When long-term data retention is imposed on your data — anything more than a couple of years — then archiving becomes the only valid solution to being in compliance with such requirements. This is so because without a database archiving solution, the volume of data can impose hardships on operational performance. With enough data, it is possible that you may exceed the ability of existing DBMS technology to store such large volumes of data… and it is difficult to maintain authenticity over changing database schemas.
OK, so if we are archiving our database data into a separate archive data store, we will need to integrate our archive policies with our backup schedule. This is mandatory to ensure that database recoveries, which are unscheduled by definition, can be performed properly and effectively.
Remember that Database Archiving is the process of removing selected data records from operational databases that are not expected to be referenced again and storing them in an archive data store where they can be retrieved if needed. It is very important to keep in mind that when data is archived from the operational database, that data is no longer in the operational database.
So far so good. But now let’s think about some potential recovery scenarios. During a weekly batch cycle jobs are run that erroneously modify data in the operational database. But also, that same day, a database archive policy was run that caused data to be removed from the operational database. If we are not careful, our recovery could reverse not only the changes that were made in error, but also the data that was deleted and moved to the archive data store. In such a case, the data would then exist in both the operational database and the archive data store. The next time we execute the archive policy for that database we would archive the data again, which would result in duplicate data in the archive.

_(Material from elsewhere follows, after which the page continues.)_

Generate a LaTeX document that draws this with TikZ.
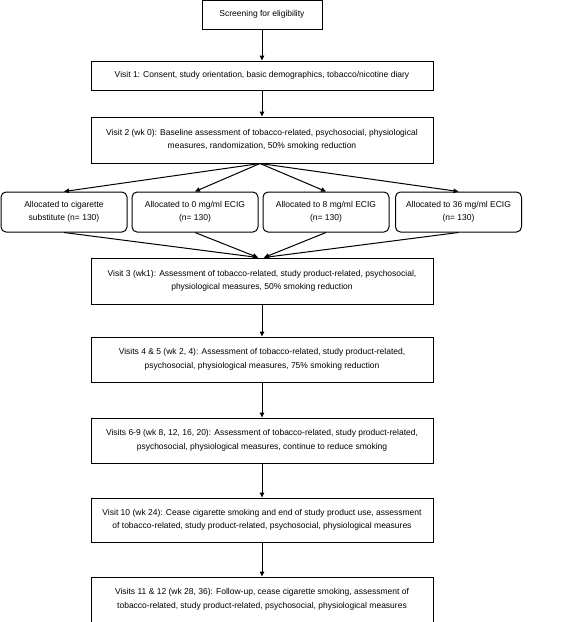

To avoid this type of situation DBAs must have knowledge of when database archive policies are run. The DBA would need to either ensure that the recovery does not apply the data deleted from the archive, or alternately, discard the data from the archive data store immediately after the recovery that places it back in the operational database. The former solution is probably better than the latter.
Of course, much depends on the complexity of the database recovery. Consider the following situation:
- Process1 run and makes erroneous changes,
- the ArchivePolicy runs, and
- then Process2 run also making erroneous changes.
If you recover the database back to the point-in-time before Process1 you will include the archived data in your recovery. If you have a log-based recovery scenario that can apply application recovery by reversing the impact of a process, then you could run it for both processes and avoid re-applying the archived data.
There are innumerable recovery scenarios a DBA could be faced with, so it is impractical (if not impossible) to come up with a step-by-step guide to database backup and recovery when archiving is involved.
Suffice it to say, you will need to integrate knowledge of, and policies for, recovering your databases in conjunction with your database archives.